START Data listing

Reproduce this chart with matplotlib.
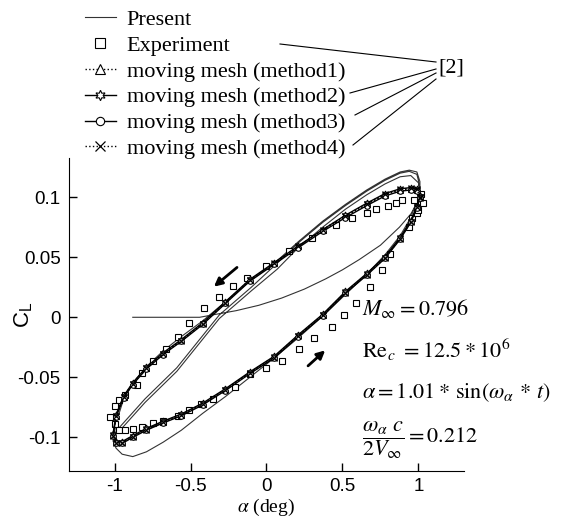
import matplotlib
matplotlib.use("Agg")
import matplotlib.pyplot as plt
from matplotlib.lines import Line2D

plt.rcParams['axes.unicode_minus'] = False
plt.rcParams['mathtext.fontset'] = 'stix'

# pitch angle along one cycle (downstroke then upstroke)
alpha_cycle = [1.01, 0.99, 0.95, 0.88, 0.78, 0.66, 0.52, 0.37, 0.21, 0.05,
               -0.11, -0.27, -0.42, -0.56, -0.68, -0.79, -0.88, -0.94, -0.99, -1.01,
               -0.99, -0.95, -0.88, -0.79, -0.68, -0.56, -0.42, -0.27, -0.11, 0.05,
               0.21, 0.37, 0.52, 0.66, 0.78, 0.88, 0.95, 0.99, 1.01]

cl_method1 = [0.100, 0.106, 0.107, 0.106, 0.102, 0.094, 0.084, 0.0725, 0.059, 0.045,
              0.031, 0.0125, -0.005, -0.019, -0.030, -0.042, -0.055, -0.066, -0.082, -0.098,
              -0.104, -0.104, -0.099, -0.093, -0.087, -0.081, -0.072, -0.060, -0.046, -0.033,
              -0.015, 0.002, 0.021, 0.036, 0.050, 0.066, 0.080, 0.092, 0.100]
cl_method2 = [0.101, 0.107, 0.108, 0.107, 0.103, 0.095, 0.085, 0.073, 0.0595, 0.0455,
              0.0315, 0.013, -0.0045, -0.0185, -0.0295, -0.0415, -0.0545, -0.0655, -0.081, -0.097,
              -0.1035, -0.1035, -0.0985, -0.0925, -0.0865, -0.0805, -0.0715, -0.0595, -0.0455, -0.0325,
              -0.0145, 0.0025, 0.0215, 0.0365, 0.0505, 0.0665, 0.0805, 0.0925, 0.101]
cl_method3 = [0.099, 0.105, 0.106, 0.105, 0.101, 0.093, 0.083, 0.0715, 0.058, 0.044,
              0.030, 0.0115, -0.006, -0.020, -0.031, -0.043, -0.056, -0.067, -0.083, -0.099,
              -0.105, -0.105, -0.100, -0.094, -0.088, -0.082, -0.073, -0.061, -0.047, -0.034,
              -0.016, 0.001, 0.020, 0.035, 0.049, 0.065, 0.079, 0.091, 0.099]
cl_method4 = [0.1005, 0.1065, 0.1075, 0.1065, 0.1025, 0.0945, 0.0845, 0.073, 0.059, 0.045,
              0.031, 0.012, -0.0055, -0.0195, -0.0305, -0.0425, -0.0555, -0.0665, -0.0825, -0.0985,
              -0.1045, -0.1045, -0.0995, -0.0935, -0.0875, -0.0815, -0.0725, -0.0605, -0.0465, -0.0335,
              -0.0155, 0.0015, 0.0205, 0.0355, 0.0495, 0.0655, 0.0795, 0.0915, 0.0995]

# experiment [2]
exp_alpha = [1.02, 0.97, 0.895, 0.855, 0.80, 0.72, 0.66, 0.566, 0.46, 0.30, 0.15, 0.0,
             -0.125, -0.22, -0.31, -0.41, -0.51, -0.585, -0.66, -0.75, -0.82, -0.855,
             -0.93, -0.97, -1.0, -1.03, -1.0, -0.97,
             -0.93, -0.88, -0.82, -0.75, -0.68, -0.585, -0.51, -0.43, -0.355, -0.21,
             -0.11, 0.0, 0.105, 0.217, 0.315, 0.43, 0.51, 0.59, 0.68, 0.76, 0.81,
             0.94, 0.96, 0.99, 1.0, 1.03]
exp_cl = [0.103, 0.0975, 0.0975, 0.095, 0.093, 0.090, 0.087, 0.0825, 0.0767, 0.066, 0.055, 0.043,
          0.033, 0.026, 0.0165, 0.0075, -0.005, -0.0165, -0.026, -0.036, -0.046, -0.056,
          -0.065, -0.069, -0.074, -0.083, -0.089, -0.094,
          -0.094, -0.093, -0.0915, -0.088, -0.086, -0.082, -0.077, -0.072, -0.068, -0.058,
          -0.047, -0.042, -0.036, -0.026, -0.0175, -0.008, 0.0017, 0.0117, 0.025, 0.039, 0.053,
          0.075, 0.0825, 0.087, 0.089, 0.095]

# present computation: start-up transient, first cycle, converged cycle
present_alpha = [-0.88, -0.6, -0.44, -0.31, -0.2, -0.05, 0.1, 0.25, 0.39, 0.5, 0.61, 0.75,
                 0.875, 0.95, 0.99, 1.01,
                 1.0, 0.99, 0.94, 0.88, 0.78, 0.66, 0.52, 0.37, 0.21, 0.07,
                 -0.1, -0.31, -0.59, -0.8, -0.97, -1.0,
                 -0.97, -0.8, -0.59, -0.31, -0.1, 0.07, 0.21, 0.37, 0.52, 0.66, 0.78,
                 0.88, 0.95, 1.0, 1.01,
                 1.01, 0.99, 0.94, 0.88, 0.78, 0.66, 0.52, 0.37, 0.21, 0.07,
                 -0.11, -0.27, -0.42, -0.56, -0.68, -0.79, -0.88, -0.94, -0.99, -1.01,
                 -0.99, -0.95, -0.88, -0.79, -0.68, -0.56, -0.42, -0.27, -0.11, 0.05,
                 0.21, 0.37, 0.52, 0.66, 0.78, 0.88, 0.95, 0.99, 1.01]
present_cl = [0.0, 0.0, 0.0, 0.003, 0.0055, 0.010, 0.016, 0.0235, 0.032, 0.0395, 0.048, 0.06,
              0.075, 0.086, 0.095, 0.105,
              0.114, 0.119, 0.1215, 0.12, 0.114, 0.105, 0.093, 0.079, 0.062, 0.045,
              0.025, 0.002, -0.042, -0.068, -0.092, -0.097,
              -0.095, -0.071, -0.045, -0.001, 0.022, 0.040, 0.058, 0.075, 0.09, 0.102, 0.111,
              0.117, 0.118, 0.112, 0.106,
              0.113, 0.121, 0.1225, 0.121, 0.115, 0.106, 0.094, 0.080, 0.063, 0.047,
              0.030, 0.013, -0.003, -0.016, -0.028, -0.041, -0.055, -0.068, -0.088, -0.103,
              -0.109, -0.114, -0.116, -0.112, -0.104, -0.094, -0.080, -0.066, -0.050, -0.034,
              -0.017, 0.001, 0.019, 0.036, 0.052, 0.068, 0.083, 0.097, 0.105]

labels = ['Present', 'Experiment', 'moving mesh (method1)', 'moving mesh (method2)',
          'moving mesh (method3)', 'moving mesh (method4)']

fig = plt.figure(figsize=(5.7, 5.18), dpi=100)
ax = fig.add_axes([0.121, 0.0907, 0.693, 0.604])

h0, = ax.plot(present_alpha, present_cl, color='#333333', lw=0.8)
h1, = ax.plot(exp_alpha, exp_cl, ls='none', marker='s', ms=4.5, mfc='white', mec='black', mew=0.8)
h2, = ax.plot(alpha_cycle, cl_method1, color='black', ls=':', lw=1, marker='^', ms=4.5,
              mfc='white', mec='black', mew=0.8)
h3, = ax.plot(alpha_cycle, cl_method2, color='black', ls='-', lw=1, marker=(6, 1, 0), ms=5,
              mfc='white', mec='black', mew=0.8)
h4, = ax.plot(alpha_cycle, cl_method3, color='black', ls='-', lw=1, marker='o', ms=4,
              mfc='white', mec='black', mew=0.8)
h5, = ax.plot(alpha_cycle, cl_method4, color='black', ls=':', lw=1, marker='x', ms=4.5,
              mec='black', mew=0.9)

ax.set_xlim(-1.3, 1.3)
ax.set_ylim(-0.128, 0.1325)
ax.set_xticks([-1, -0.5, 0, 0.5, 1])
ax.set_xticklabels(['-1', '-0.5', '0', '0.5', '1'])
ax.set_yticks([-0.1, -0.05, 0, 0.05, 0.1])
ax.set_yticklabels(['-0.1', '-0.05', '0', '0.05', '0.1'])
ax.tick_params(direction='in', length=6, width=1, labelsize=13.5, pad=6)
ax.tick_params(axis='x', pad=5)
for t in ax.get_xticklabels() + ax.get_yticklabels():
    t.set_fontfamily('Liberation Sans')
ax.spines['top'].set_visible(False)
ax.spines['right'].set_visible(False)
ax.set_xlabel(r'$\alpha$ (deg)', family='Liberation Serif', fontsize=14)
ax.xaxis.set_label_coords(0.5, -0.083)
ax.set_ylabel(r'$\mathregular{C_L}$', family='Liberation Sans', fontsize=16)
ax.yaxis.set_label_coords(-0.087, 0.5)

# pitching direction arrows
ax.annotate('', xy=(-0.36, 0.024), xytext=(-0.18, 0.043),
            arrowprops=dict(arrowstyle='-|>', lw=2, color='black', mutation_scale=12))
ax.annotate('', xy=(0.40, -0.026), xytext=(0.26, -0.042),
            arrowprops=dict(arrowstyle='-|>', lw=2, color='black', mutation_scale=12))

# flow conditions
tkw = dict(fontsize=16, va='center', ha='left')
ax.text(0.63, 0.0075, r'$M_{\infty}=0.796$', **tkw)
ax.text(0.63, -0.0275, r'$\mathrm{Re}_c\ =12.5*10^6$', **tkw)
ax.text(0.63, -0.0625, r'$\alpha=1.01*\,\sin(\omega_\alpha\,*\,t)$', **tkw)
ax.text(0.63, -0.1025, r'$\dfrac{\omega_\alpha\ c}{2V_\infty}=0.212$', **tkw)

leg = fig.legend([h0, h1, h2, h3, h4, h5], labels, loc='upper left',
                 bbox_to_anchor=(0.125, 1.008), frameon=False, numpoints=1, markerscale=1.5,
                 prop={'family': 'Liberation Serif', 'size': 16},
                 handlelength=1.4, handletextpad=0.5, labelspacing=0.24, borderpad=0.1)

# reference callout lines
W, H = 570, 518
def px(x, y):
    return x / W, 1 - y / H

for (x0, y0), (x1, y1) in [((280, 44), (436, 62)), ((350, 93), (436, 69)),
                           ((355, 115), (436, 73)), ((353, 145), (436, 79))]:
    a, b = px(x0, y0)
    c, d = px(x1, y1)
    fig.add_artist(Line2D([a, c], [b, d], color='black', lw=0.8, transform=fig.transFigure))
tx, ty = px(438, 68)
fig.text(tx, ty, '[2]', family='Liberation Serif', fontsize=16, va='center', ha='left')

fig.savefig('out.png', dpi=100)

END Data listing
START Data listing

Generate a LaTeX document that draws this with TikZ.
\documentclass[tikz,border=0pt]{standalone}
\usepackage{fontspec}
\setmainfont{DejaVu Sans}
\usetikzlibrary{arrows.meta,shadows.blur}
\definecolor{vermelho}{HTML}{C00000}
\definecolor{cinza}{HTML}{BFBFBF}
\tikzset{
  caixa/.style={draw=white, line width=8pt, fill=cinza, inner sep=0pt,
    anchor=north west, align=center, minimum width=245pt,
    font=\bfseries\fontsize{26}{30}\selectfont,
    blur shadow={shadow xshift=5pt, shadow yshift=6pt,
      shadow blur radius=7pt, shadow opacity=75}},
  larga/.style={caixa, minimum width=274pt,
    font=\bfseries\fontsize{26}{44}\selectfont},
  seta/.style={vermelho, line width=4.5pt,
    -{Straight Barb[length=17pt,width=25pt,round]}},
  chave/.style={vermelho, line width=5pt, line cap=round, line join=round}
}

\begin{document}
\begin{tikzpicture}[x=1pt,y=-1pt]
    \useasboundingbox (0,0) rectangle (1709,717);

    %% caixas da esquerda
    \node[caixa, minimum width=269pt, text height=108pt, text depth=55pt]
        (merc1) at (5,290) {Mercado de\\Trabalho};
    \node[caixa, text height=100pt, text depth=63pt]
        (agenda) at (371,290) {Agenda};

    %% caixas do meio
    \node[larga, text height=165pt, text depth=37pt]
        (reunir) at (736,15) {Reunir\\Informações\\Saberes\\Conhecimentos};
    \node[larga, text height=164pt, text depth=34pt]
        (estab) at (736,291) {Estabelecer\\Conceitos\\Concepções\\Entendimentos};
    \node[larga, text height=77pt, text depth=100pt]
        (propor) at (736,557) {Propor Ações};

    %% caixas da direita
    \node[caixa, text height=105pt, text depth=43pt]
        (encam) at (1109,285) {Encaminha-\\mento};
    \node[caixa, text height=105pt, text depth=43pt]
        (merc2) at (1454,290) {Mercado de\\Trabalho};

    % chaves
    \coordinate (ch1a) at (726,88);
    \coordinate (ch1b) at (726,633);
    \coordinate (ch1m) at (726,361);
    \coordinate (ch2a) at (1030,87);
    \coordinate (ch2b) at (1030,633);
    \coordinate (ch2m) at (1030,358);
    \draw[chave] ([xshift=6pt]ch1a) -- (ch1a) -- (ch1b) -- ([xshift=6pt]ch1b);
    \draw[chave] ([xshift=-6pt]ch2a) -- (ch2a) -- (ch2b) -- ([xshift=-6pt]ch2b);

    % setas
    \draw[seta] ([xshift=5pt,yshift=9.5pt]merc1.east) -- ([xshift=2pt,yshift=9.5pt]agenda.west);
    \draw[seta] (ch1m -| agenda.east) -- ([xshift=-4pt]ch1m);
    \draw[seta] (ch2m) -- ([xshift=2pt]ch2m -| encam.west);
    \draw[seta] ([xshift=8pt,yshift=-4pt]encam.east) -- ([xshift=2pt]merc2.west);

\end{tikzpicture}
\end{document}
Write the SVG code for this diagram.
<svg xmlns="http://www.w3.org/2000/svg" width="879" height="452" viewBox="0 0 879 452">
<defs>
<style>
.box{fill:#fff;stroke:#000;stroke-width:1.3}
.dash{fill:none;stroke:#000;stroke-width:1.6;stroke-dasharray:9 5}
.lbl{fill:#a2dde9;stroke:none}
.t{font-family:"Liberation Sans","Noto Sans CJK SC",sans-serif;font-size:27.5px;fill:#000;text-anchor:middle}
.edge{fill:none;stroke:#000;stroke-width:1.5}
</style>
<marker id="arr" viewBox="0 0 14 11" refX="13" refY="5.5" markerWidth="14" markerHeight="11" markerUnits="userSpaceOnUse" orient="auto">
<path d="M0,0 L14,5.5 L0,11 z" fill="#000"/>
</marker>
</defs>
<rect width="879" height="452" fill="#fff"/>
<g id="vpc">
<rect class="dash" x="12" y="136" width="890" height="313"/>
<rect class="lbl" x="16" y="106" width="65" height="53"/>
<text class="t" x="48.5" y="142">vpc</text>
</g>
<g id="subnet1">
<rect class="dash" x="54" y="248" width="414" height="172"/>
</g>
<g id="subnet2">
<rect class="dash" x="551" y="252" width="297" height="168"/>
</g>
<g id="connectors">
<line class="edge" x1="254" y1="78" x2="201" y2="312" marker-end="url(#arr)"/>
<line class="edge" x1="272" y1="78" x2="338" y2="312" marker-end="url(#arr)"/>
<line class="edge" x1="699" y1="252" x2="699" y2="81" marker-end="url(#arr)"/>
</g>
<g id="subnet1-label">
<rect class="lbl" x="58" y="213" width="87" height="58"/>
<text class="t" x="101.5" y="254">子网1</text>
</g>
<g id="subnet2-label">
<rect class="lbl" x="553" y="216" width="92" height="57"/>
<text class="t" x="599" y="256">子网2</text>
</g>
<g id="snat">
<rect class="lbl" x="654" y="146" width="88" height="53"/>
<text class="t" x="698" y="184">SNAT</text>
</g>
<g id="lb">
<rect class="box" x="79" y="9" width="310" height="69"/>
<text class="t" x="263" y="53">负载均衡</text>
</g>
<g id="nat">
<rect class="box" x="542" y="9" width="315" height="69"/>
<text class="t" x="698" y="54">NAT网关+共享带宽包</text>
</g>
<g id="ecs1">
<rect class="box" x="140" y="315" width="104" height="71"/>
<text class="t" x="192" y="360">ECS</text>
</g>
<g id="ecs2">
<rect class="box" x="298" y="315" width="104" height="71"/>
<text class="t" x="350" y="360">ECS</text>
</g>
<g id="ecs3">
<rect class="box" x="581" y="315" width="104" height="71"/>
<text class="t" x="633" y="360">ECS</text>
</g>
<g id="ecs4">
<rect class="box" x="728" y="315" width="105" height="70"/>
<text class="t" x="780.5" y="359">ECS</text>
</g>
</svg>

END Data listing

Problem details | Copy every line of the material in which the word "with" occurs.

Result below |
Reproduce this chart with matplotlib.
Generate a LaTeX document that draws this with TikZ.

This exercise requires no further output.